> **Request**: Do not repeat pictures. Repeat exactly the lines of the listing below from its first line through the line with "fig = plt.figure(figsize=(W".

> **Data excerpt**:
.....
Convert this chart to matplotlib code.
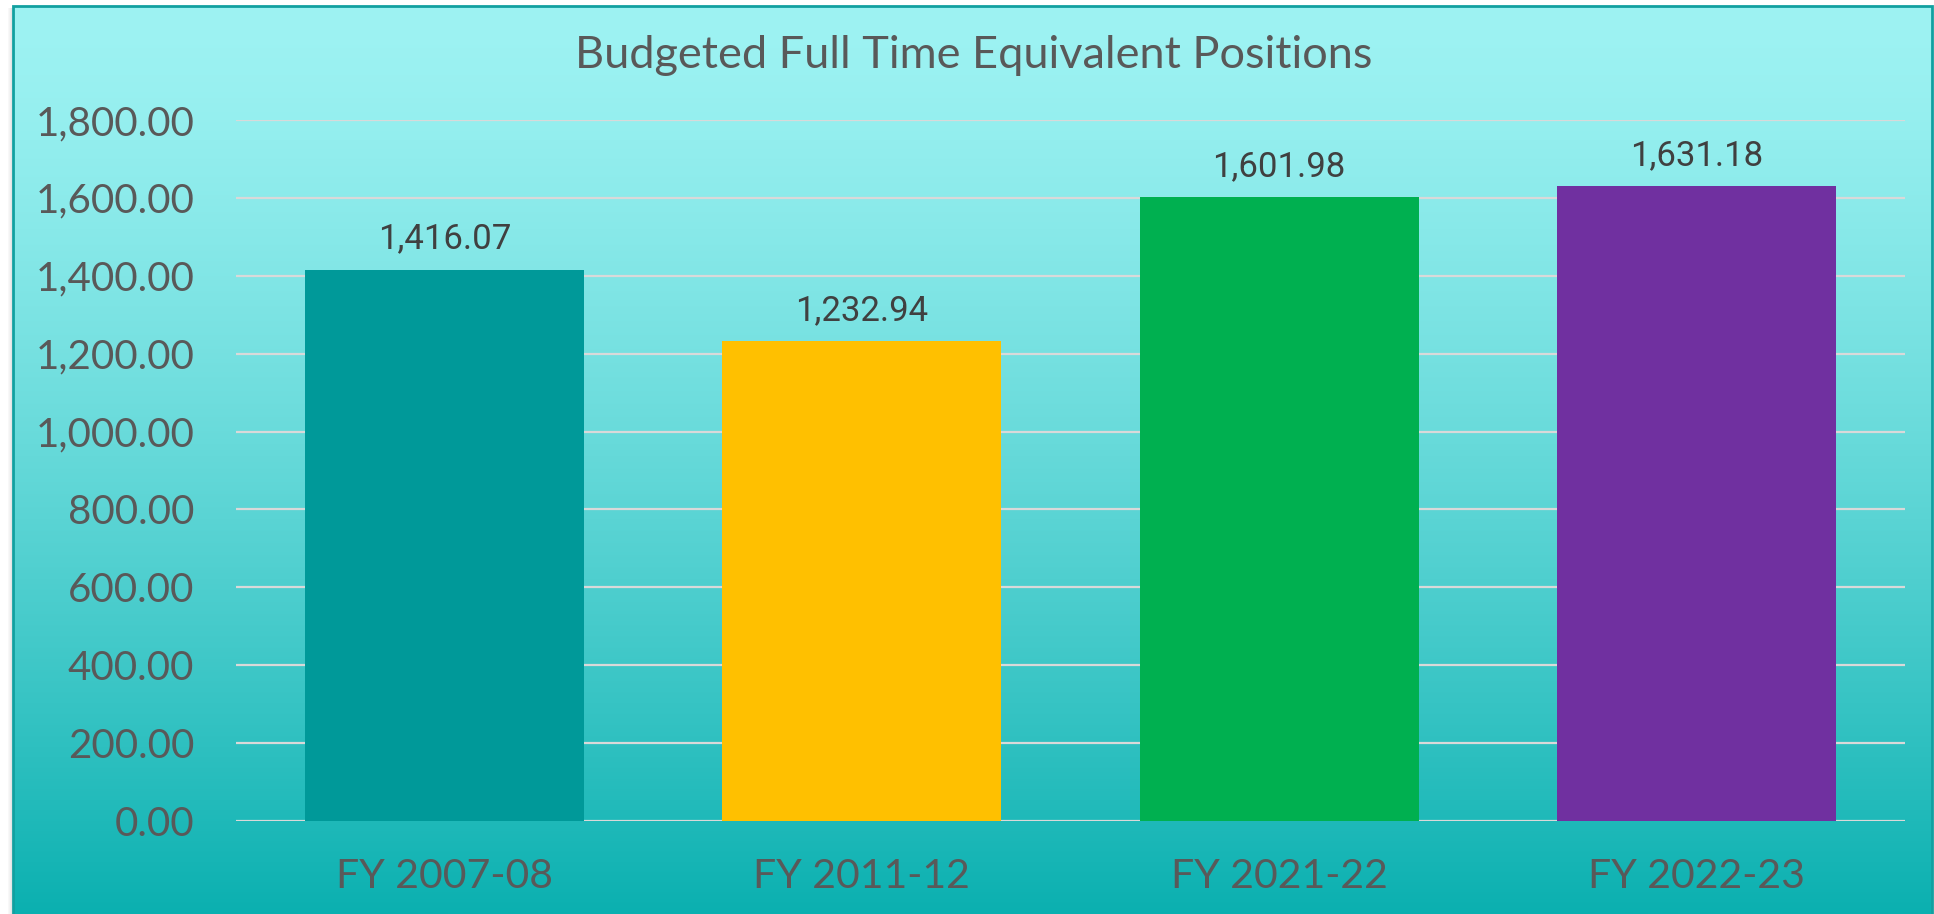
import matplotlib
matplotlib.use('Agg')
import matplotlib.pyplot as plt
import numpy as np
from matplotlib.patches import Rectangle
from matplotlib.ticker import FuncFormatter

# data
categories = ['FY 2007-08', 'FY 2011-12', 'FY 2021-22', 'FY 2022-23']
positions = [1416.07, 1232.94, 1601.98, 1631.18]
bar_colors = ['#009999', '#FFC000', '#00B050', '#7030A0']
y_ticks = [0, 200, 400, 600, 800, 1000, 1200, 1400, 1600, 1800]
title = 'Budgeted Full Time Equivalent Positions'

W, H = 1934, 914
fig = plt.figure(figsize=(W / 100, H / 100), dpi=100, facecolor='white')

# gradient background of the chart area
bg = fig.add_axes([13 / W, 0, (1933 - 13) / W, (H - 6) / H])
bg.axis('off')
t = np.linspace(0, 1, 256)[:, None] ** 1.35
top = np.array([0x9E, 0xF3, 0xF3]) / 255
bot = np.array([0x0B, 0xB0, 0xB0]) / 255
grad = top + (bot - top) * t[..., None]
bg.imshow(grad, aspect='auto', extent=[0, 1, 0, 1], interpolation='bilinear')

# soft shadow on the left and teal frame
for i, a in enumerate([0.05, 0.09, 0.14, 0.2]):
    fig.add_artist(Rectangle(((8 + i) / W, 0), 1 / W, (H - 8) / H,
                             transform=fig.transFigure, facecolor='#808080',
                             edgecolor='none', alpha=a))
fig.add_artist(Rectangle((13 / W, -0.01), (1932 - 13) / W, (H - 6) / H + 0.01,
                         transform=fig.transFigure, facecolor='none',
                         edgecolor='#12A0A0', linewidth=2))

# bars
ax = fig.add_axes([236 / W, (H - 821) / H, 1669 / W, 701 / H])
ax.set_facecolor('none')
x = np.arange(len(categories))
bars = ax.bar(x, positions, width=0.669, color=bar_colors, zorder=3)

for xi, v in zip(x, positions):
    ax.annotate(f'{v:,.2f}', (xi, v), xytext=(0, 15), textcoords='offset points',
                ha='center', va='baseline', fontsize=25, family='Roboto',
                color='#404040')

ax.set_xlim(-0.5, len(categories) - 0.5)
ax.set_ylim(0, 1800)
ax.set_yticks(y_ticks)
ax.yaxis.set_major_formatter(FuncFormatter(lambda v, p: f'{v:,.2f}'))
ax.set_xticks(x)
ax.set_xticklabels(categories)
ax.yaxis.grid(True, color='#D9D9D9', linewidth=1.6, zorder=1)
ax.set_axisbelow(True)
for s in ax.spines.values():
    s.set_visible(False)
ax.tick_params(axis='y', length=0, pad=30, labelsize=29, labelcolor='#595959')
ax.tick_params(axis='x', length=0, pad=27, labelsize=29.5, labelcolor='#595959')
for lbl in ax.get_xticklabels() + ax.get_yticklabels():
    lbl.set_family('Lato')

fig.text(974 / W, 1 - 68 / H, title, ha='center', va='baseline',
         fontsize=32.5, family='Lato', color='#595959')

fig.savefig('out.png', dpi=100, facecolor='white')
.....
> **Output of the exercise**:
Convert this chart to matplotlib code.
import matplotlib
matplotlib.use('Agg')
import matplotlib.pyplot as plt
import numpy as np
from matplotlib.patches import Rectangle
from matplotlib.ticker import FuncFormatter

# data
categories = ['FY 2007-08', 'FY 2011-12', 'FY 2021-22', 'FY 2022-23']
positions = [1416.07, 1232.94, 1601.98, 1631.18]
bar_colors = ['#009999', '#FFC000', '#00B050', '#7030A0']
y_ticks = [0, 200, 400, 600, 800, 1000, 1200, 1400, 1600, 1800]
title = 'Budgeted Full Time Equivalent Positions'

W, H = 1934, 914
fig = plt.figure(figsize=(W / 100, H / 100), dpi=100, facecolor='white')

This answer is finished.